Final Step: Present and Enjoy
Serve immediately while hot and crisp. The creamy gravy over crispy steak offers a rich, indulgent experience. For added depth, offer hot sauce or pickled jalapeños on the side to balance the richness with a bit of tang.
Cooking Tips for Perfect Chicken Fried Steak
- Letting the breaded steaks rest before frying helps the coating adhere better during cooking
- Use a cast iron pan if possible for even heat distribution and consistent browning
- Keep the oil at a steady temperature to avoid soggy or burnt crust
- Don’t skip seasoning the meat before dredging, it’s the foundation of flavour
- Whisk the gravy constantly when adding milk to avoid lumps and create a smooth sauce
Chicken Fried Steak (Breaded Beef Cutlet with Gravy)
Ingredients
For the Steak:
- 4 beef cube steaks each about 150–180g
- Salt to taste
- Freshly ground black pepper to taste
For the Dredging Station:
- 2 cups plain flour
- 1 tsp garlic powder
- 1 tsp onion powder
- 1 tsp paprika
- Pinch of cayenne pepper optional
- 2 large eggs
- 1½ cups buttermilk
For Frying:
- 1 cup vegetable or canola oil for shallow frying
For the Gravy:
- 2 tbsp reserved frying oil
- 3 tbsp plain flour
- 2 cups whole milk
- Salt to taste
- 1 tsp freshly ground black pepper
Instructions
- Place four beef cube steaks on a board and gently pound them with a meat mallet until about ¼ inch thick. This helps tenderise the meat and ensures even cooking. Lightly season both sides with salt and black pepper. Set aside while you prepare the dredging station.

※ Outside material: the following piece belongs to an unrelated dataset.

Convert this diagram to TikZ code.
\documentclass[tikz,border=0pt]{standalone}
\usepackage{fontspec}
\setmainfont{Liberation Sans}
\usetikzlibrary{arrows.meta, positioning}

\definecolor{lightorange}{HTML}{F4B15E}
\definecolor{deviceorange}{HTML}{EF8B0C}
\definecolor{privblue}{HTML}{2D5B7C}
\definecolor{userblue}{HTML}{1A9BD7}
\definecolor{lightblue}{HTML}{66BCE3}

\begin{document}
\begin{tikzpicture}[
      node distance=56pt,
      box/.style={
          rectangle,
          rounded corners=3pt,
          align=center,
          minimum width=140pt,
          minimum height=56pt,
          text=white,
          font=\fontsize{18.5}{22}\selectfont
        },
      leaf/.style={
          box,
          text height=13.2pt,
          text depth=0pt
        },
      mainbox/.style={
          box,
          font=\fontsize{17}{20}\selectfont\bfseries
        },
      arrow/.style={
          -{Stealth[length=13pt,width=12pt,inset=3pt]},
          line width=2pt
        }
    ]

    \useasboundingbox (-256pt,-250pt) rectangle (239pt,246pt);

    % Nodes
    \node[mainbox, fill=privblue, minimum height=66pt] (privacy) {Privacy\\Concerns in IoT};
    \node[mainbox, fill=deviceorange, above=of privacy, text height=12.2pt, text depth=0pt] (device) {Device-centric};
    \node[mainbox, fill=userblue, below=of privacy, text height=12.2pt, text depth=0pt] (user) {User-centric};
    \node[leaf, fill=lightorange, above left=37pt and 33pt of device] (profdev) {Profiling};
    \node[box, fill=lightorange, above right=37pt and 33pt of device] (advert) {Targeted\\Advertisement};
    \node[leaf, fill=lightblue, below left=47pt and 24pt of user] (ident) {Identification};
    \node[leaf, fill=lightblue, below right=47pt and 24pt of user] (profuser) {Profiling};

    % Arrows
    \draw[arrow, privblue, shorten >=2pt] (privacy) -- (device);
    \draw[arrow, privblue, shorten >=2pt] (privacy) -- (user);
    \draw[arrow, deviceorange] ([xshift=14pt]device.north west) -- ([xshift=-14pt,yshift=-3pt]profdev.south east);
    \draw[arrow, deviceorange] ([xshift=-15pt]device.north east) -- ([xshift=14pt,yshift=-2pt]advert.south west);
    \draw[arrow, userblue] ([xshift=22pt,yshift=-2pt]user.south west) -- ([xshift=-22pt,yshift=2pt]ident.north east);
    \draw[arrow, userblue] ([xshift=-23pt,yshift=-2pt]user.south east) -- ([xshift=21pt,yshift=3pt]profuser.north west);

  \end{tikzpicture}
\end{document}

- In one shallow dish, whisk together 2 cups plain flour, 1 tsp garlic powder, 1 tsp onion powder, 1 tsp paprika, and a pinch of cayenne pepper. In a separate bowl, beat 2 large eggs with 1½ cups buttermilk until smooth. Keep a third plate ready for the breaded steaks.

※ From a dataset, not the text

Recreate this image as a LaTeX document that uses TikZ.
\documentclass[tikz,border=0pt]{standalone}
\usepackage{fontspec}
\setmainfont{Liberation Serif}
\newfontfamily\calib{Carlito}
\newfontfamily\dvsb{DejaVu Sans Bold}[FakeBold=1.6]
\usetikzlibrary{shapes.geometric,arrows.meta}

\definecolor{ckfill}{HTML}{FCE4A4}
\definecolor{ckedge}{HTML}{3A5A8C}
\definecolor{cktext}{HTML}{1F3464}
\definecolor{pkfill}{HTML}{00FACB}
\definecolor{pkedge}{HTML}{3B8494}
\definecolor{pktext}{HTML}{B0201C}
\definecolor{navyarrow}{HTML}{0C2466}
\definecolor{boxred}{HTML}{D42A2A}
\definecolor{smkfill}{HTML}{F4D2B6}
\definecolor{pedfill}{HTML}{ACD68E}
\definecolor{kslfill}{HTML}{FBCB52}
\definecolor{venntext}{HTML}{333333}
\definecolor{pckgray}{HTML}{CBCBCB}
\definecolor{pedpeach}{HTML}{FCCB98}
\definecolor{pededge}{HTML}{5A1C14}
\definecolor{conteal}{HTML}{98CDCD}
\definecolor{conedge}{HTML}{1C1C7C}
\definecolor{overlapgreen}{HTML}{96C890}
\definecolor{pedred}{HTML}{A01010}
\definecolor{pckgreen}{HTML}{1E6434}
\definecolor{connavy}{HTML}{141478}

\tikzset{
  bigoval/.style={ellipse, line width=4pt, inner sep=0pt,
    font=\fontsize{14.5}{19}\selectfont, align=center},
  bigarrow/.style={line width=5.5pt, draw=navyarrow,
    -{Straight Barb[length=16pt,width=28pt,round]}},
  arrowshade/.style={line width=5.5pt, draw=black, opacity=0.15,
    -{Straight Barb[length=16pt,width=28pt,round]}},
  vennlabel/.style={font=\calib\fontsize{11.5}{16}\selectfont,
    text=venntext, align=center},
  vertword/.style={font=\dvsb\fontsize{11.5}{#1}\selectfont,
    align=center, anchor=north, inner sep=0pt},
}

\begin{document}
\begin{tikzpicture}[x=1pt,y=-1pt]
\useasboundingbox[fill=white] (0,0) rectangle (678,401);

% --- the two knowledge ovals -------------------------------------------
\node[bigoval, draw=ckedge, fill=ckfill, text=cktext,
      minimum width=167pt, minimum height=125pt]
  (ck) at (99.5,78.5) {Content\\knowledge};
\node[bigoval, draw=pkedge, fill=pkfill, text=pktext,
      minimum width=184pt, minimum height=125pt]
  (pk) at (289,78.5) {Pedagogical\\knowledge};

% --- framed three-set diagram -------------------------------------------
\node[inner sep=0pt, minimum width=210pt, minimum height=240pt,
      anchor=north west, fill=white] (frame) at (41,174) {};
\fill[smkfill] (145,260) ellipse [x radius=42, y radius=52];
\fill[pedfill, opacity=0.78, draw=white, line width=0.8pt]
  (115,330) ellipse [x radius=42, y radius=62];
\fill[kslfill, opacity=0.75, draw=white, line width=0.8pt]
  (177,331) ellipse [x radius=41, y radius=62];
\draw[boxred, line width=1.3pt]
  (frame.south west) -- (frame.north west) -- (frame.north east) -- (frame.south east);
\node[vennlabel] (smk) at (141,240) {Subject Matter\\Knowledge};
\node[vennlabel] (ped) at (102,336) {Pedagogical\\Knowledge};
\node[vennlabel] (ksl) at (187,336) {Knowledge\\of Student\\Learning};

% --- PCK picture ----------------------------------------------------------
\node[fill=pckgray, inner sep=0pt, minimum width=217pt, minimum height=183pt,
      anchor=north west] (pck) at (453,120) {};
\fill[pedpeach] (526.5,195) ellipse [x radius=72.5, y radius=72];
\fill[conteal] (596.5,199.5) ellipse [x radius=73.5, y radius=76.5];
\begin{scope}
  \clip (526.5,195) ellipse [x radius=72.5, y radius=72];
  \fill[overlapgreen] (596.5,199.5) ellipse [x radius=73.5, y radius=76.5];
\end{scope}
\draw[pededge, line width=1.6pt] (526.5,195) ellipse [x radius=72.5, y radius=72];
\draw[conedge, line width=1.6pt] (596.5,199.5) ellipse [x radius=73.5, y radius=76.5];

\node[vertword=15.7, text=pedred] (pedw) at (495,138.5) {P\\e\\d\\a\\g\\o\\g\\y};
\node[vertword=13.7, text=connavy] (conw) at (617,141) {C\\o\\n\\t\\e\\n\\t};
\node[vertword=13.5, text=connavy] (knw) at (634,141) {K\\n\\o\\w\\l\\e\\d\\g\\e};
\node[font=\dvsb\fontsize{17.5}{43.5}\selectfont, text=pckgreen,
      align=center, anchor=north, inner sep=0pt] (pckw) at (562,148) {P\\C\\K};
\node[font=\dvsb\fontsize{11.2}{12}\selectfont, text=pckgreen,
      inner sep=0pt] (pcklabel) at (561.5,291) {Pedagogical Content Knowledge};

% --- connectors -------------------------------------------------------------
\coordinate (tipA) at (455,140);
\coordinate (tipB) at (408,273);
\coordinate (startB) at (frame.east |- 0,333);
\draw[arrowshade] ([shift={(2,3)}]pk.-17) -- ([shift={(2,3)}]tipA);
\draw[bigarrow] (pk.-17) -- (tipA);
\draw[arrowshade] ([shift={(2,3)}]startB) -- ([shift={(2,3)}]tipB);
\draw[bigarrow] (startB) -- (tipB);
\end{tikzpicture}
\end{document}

- Coat each steak in the seasoned flour, then dip into the buttermilk mixture, and back into the flour. Press the flour onto the surface firmly to create a thick, even crust. Let the coated steaks rest on a wire rack for 10 minutes to help the coating set.
- Preheat your oven to 95°C (200°F). This will keep the cooked steaks warm while you prepare the gravy. Place a wire rack over a baking sheet and set it inside the oven.

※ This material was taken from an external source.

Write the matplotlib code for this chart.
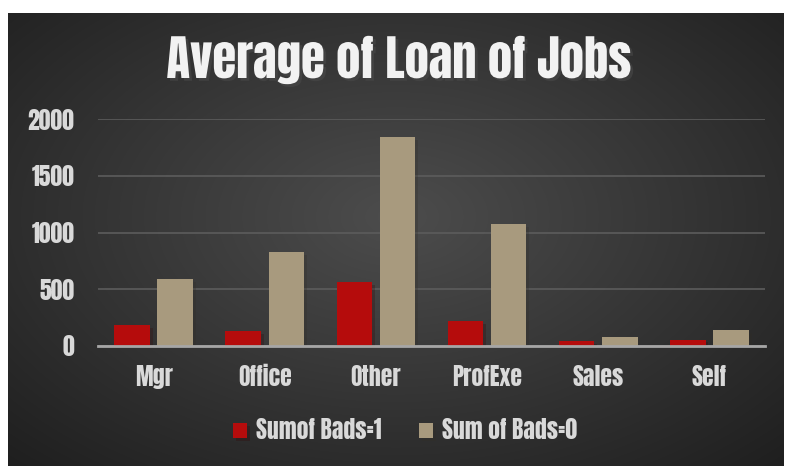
import numpy as np
import matplotlib
matplotlib.use('Agg')
import matplotlib.pyplot as plt
import matplotlib.patheffects as pe

# データ
jobs = ['Mgr', 'Office', 'Other', 'ProfExe', 'Sales', 'Self']
bads_1 = [185, 132, 564, 220, 40, 57]
bads_0 = [590, 828, 1841, 1075, 75, 137]
labels = ['Sumof Bads=1', 'Sum of Bads=0']
yticks = [0, 500, 1000, 1500, 2000]

plt.rcParams['font.family'] = ['Anton', 'DejaVu Sans']

W, H = 785, 466
fig = plt.figure(figsize=(W / 100, H / 100), dpi=100)
fig.patch.set_facecolor('white')

# 背景（放射状グラデーション）
bg = fig.add_axes([8 / W, 0, (784 - 8) / W, (466 - 13) / H])
gx, gy = np.meshgrid(np.linspace(-1, 1, 400), np.linspace(-1, 1, 240))
r = np.sqrt((gx * 0.95) ** 2 + ((gy + 0.1) * 0.9) ** 2)
shade = 0.30 - 0.13 * np.clip(r, 0, 1.4)
bg.imshow(np.dstack([shade] * 3), aspect='auto', extent=[0, 1, 0, 1], interpolation='bilinear')
bg.set_axis_off()

ax = fig.add_axes([98 / W, (466 - 346) / H, (765 - 98) / W, (346 - 119) / H])
ax.set_facecolor('none')

x = np.arange(len(jobs))
w = 0.32
off = 0.194
shadow = [pe.SimplePatchShadow(offset=(2, -2), alpha=0.25), pe.Normal()]
b1 = ax.bar(x - off, bads_1, w, color='#b50c0c', label=labels[0], zorder=3)
b2 = ax.bar(x + off, bads_0, w, color='#a89a7e', label=labels[1], zorder=3)
for b in list(b1) + list(b2):
    b.set_path_effects(shadow)

ax.set_xlim(-0.5, len(jobs) - 0.5)
ax.set_ylim(0, 2000)
ax.set_yticks(yticks)
ax.set_xticks(x)
ax.set_xticklabels(jobs)
ax.grid(axis='y', color='#5c5c5c', linewidth=1.2, zorder=0)
ax.set_axisbelow(True)
for s in ['top', 'right', 'left']:
    ax.spines[s].set_visible(False)
ax.spines['bottom'].set_color('#a6a6a6')
ax.spines['bottom'].set_linewidth(2)
ax.spines['bottom'].set_zorder(4)
ax.tick_params(axis='both', length=0, colors='#d9d9d9', labelsize=17)
ax.tick_params(axis='y', pad=17)
ax.tick_params(axis='x', pad=14)

fig.text(399 / W, 1 - 60 / H, 'Average of Loan of Jobs', color='#f2f2f2',
         fontsize=35, ha='center', va='center',
         path_effects=[pe.withSimplePatchShadow(offset=(2, -2), alpha=0.6)])

leg = fig.legend(loc='center', bbox_to_anchor=(405 / W, 1 - 430 / H), ncol=2,
                 frameon=False, fontsize=17, labelcolor='#d9d9d9',
                 handlelength=0.6, handleheight=0.6, handletextpad=0.35, columnspacing=1.6)

fig.savefig('out.png', dpi=100, facecolor=fig.get_facecolor())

- In a large, heavy bottomed frying pan, heat 1 cup of neutral oil (like vegetable or canola) over medium heat until shimmering, about 175°C (350°F). Fry the steaks two at a time, 3 to 4 minutes per side, until deep golden brown and crisp. Transfer to the prepared oven rack to stay warm.
- Once all the steaks are cooked, pour off all but 2 tbsp of the frying oil, keeping the browned bits in the pan. Place the pan over medium heat. Whisk in 3 tbsp flour and cook for about 1 minute to form a roux, stirring constantly to avoid burning.
- Slowly pour in 2 cups whole milk, whisking continuously to prevent lumps. Simmer the mixture, stirring often, for 5 to 7 minutes or until it thickens to a silky, pourable consistency. Season with 1 tsp freshly ground black pepper and salt to taste.
- Taste the gravy and adjust seasoning if needed. If too thick, add a splash more milk. Keep warm on very low heat until ready to serve, stirring occasionally to prevent a skin from forming.
- Plate each steak with a generous spoonful of gravy ladled over the top. Serve alongside mashed potatoes, collard greens, or biscuits. For a touch of colour, add freshly chopped parsley or chives as a garnish.
- Serve immediately while hot and crisp. The creamy gravy over crispy steak offers a rich, indulgent experience. For added depth, offer hot sauce or pickled jalapeños on the side to balance the richness with a bit of tang.